Aos 7 anos, tinha certeza de que seria desenhista. Eu acreditava que era possível viver dos meus desenhos e por esse motivo dedicava o meu tempo livre para desenhar. Poucas coisas me distraiam desse objetivo, já que a internet ainda não havia se popularizado e a minha única obrigação era estudar. Desenhar, por muito tempo, foi mais do que um simples hobby, uma distração, algo que me motivava a acordar todos os dias. Na adolescência, um encontro único com a escrita me fez mudar completamente a minha relação com livros e os próprios sentimentos.
Ainda sobre os desenhos: não é que eu não tenha tentado. Eu tentei, de verdade, Utilizava as HQs que comprava para ver os traços, linhas e estilo de cada artista. Buscava repetir, copiar, colocar um pouco do meu jeito. Não fui a criança mais talentosa, mas dava para ver que eu tinha condições de ter ido adiante. Até hoje fico pensando no que poderia ter acontecido, que nível conseguiria alcançar desenhando. Vejo vídeos e ilustrações na internet de gente extremamente talentosa e fico grato de saber que existam pessoas que desenvolvem trabalhos incríveis.
Mas mais precisamente quando chegou a adolescência e com ela todas as inseguranças, medos e dificuldades, eu deixei os desenhos de lado. Se nunca fui muito disciplinado, esse período da minha vida me fez abandonar completamente qualquer ideia de que seria possível fazer algo bom ou regular. Bullying, reprovação de ano, dificuldade de enturmação, mudanças de humor, no corpo. Parei de desenhar. Não via sentido em muitas coisas, entre elas, desenhar, já que não conseguia me expressar através dela. Como expressar frustração, medo, angústias em algum desenho? Aos poucos, fui tentando cada vez menos e os traços foram tornando-se menores, ao ponto de emendar um ao outro. Formaram-se letras e as palavras eram tudo no que eu poderia me apegar.

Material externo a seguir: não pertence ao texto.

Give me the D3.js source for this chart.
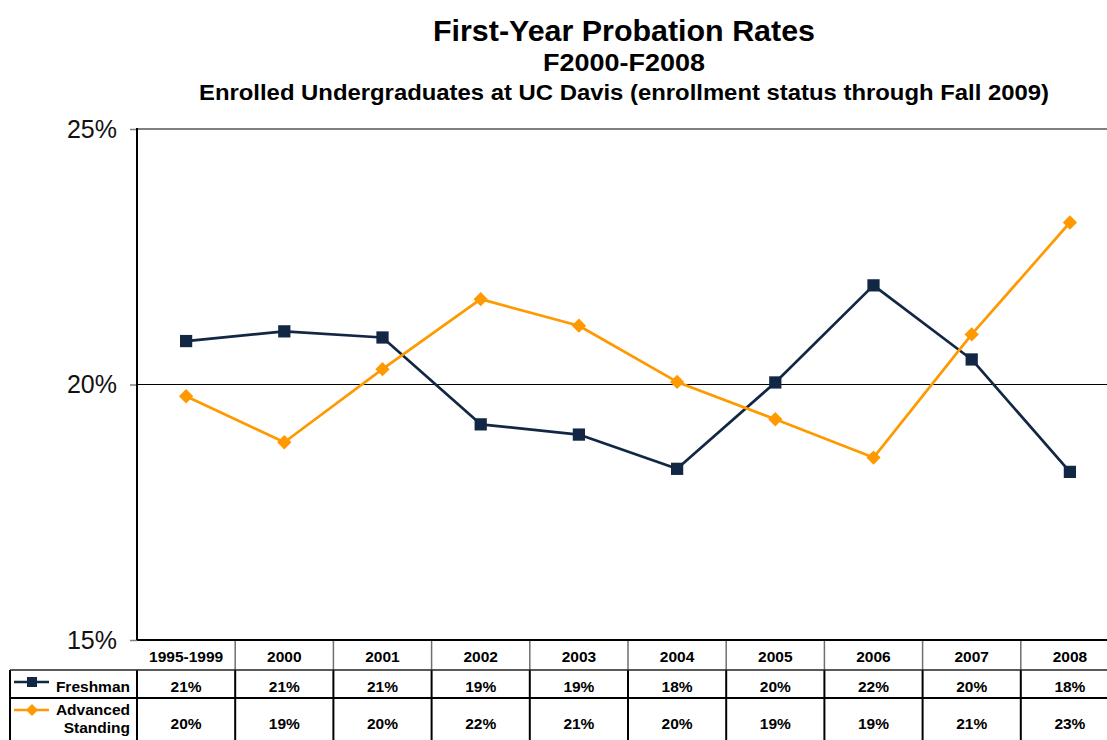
<!DOCTYPE html>
<html>
<head>
<meta charset="utf-8">
<script src="https://cdn.jsdelivr.net/npm/d3@7"></script>
<style>
  html, body { margin: 0; padding: 0; background: #fff; overflow: hidden; }
  svg { display: block; font-family: "Liberation Sans", Arial, sans-serif; }
</style>
</head>
<body>
<svg id="chart" width="1107" height="740"></svg>
<script>
// Cohort categories (x axis / table header)
const categories = ["1995-1999", "2000", "2001", "2002", "2003", "2004", "2005", "2006", "2007", "2008"];

// First-year probation rates per cohort
const freshman = [0.2085, 0.2104, 0.2092, 0.1922, 0.1902, 0.1835, 0.2004, 0.2194, 0.2049, 0.1829];
const advancedStanding = [0.1977, 0.1887, 0.2030, 0.2167, 0.2115, 0.2005, 0.1932, 0.1857, 0.2098, 0.2317];

// Y axis ticks
const yTicks = [0.15, 0.20, 0.25];

const titleLines = [
  "First-Year Probation Rates",
  "F2000-F2008",
  "Enrolled Undergraduates at UC Davis (enrollment status through Fall 2009)"
];

const seriesList = [
  { name: ["Freshman"], values: freshman, color: "#112743", marker: "square" },
  { name: ["Advanced", "Standing"], values: advancedStanding, color: "#FF9900", marker: "diamond" }
];

const svg = d3.select("#chart");
const plotLeft = 137, plotRight = 1119, plotTop = 129, plotBottom = 640;
const tableLeft = 10;

const x = d3.scaleBand().domain(categories).range([plotLeft, plotRight]).paddingInner(0).paddingOuter(0);
const cx = c => x(c) + x.bandwidth() / 2;
const y = d3.scaleLinear().domain([0.15, 0.25]).range([plotBottom, plotTop]);
const pct = d3.format(".0%");

// Titles
const titleSpec = [
  { size: 29, base: 41, len: 382 },
  { size: 23, base: 71, len: 162 },
  { size: 22, base: 100, len: 850 }
];
svg.append("g").selectAll("text").data(titleLines).join("text")
  .attr("x", 624)
  .attr("y", (d, i) => titleSpec[i].base)
  .attr("text-anchor", "middle")
  .attr("font-weight", "bold")
  .attr("font-size", (d, i) => titleSpec[i].size)
  .attr("textLength", (d, i) => titleSpec[i].len)
  .attr("lengthAdjust", "spacingAndGlyphs")
  .attr("fill", "#000")
  .text(d => d);

// Gridlines (20% black, 25% grey)
svg.append("g").selectAll("line").data(yTicks.slice(1)).join("line")
  .attr("x1", plotLeft).attr("x2", plotRight)
  .attr("y1", d => y(d)).attr("y2", d => y(d))
  .attr("stroke", d => d === 0.25 ? "#808080" : "#000")
  .attr("stroke-width", d => d === 0.25 ? 2 : 1.2);

// Y axis
const yAxis = d3.axisLeft(y).tickValues(yTicks).tickFormat(pct).tickSize(7).tickPadding(13);
const gy = svg.append("g").attr("transform", `translate(${plotLeft},0)`).call(yAxis);
gy.select(".domain").remove();
gy.selectAll(".tick line").attr("stroke", "#808080").attr("stroke-width", 1.5);
gy.selectAll(".tick text")
  .attr("font-size", 25)
  .attr("font-family", "Liberation Sans, Arial, sans-serif")
  .attr("fill", "#111");
svg.append("line")
  .attr("x1", plotLeft).attr("x2", plotLeft).attr("y1", plotTop - 1).attr("y2", plotBottom)
  .attr("stroke", "#000").attr("stroke-width", 2);

// Data table under the plot
const rowEdges = [plotBottom, 670, 698, 745];
const tbl = svg.append("g");
// header column separators (grey)
tbl.selectAll("line.hsep").data(categories).join("line")
  .attr("class", "hsep")
  .attr("x1", d => x(d) + x.bandwidth()).attr("x2", d => x(d) + x.bandwidth())
  .attr("y1", rowEdges[0]).attr("y2", rowEdges[1])
  .attr("stroke", "#6f6f6f").attr("stroke-width", 1.5);
// body column separators (black)
const bodySeps = [tableLeft, ...categories.map(d => x(d)), plotRight];
tbl.selectAll("line.bsep").data(bodySeps).join("line")
  .attr("class", "bsep")
  .attr("x1", d => d).attr("x2", d => d)
  .attr("y1", rowEdges[1]).attr("y2", rowEdges[3])
  .attr("stroke", "#000").attr("stroke-width", 2);
// row rules
tbl.append("line").attr("x1", tableLeft).attr("x2", plotRight).attr("y1", rowEdges[1]).attr("y2", rowEdges[1])
  .attr("stroke", "#222").attr("stroke-width", 1.5);
tbl.append("line").attr("x1", tableLeft).attr("x2", plotRight).attr("y1", rowEdges[2]).attr("y2", rowEdges[2])
  .attr("stroke", "#000").attr("stroke-width", 2);

// header labels
tbl.selectAll("text.hdr").data(categories).join("text")
  .attr("class", "hdr")
  .attr("x", d => cx(d)).attr("y", 662)
  .attr("text-anchor", "middle").attr("font-weight", "bold").attr("font-size", 15.5)
  .text(d => d);

// Bottom axis line
svg.append("line").attr("x1", plotLeft).attr("x2", plotRight).attr("y1", plotBottom).attr("y2", plotBottom)
  .attr("stroke", "#000").attr("stroke-width", 2.2);

// value rows and legend keys
const rowBase = [692, 729];
const legendY = [682, 710];
const symFor = m => m === "square"
  ? d3.symbol().type(d3.symbolSquare).size(150)
  : d3.symbol().type(d3.symbolDiamond2).size(130);

seriesList.forEach((s, si) => {
  tbl.selectAll(`text.v${si}`).data(s.values).join("text")
    .attr("class", `v${si}`)
    .attr("x", (d, i) => cx(categories[i])).attr("y", rowBase[si])
    .attr("text-anchor", "middle").attr("font-weight", "bold").attr("font-size", 15.5)
    .text(d => pct(d));
  const nameBase = s.name.length === 1 ? [692] : [715, 733];
  tbl.selectAll(`text.n${si}`).data(s.name).join("text")
    .attr("class", `n${si}`)
    .attr("x", 130).attr("y", (d, i) => nameBase[i])
    .attr("text-anchor", "end").attr("font-weight", "bold").attr("font-size", 15.5)
    .text(d => d);
  tbl.append("line").attr("x1", 14).attr("x2", 49).attr("y1", legendY[si]).attr("y2", legendY[si])
    .attr("stroke", s.color).attr("stroke-width", 2.5);
  tbl.append("path")
    .attr("transform", `translate(32,${legendY[si]})`)
    .attr("d", symFor(s.marker).size(s.marker === "square" ? 100 : 90)())
    .attr("fill", s.color);
});

// Series lines and markers
const line = d3.line().x((d, i) => cx(categories[i])).y(d => y(d));
const plot = svg.append("g");
seriesList.forEach(s => {
  plot.append("path").datum(s.values)
    .attr("d", line)
    .attr("fill", "none").attr("stroke", s.color).attr("stroke-width", 2.7)
    .attr("stroke-linejoin", "round");
});
seriesList.forEach((s, si) => {
  plot.selectAll(`path.m${si}`).data(s.values).join("path")
    .attr("class", `m${si}`)
    .attr("transform", (d, i) => `translate(${cx(categories[i])},${y(d)})`)
    .attr("d", symFor(s.marker)())
    .attr("fill", s.color);
});
</script>
</body>
</html>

Demorei muito tempo, mas vi na escrita uma forma de lidar com a depressão e entender os sentimentos que passavam por mim naquele período. Hannah Arendt disse que “Toda dor pode ser suportada se sobre ela puder ser contada uma história”. A dor de uma adolescente em um período entreguerras é indiscutivelmente maior do que a de um jovem em depressão, mas traz uma lição: toda dor pode se transformar em poesia. Todo sofrimento pode ser atenuado através de uma história que contamos a nós mesmos ou aos outros. Seja ficcional ou autobiográfica.
É possível que não exista nada mais doloroso do que ter que enfrentar um sofrimento tão profundo sozinho. Por isso a importância de compartilhar essas batalhas internas, em forma de prosa, poesia, histórias que escrevemos. Perdi as contas de quantas vezes contei as mesmas situações, fatos e acontecimentos para amigos em busca de uma resposta. Não cheguei a encontrar a solução que procurava, porém definitivamente sai mais aliviado a cada vez que reproduzi a mesma história. Agradeço aos amigos pela paciência em me aguentar narrando as mesmas coisas, de tempos em tempos, até me darem tempo para assimilar e conseguir encontrar sentido naquilo que falava.
Através da escrita, é possível enxergar novas realidades, rumos, futuros. Imaginar que as coisas podem ser diferentes. E através da imaginação, acreditar que, de fato, é possível ser feliz.
Encontrei na literatura a maneira de lidar com tantas frustrações, tristezas e as coisas que vivemos ao pisar nesse mundo. Toda dor pode ser suportada se sobre ela puder ser contada uma história. E se nem todos os acontecimentos da vida acabam em finais felizes, que a escrita permita contar e imaginar que dias melhores virão.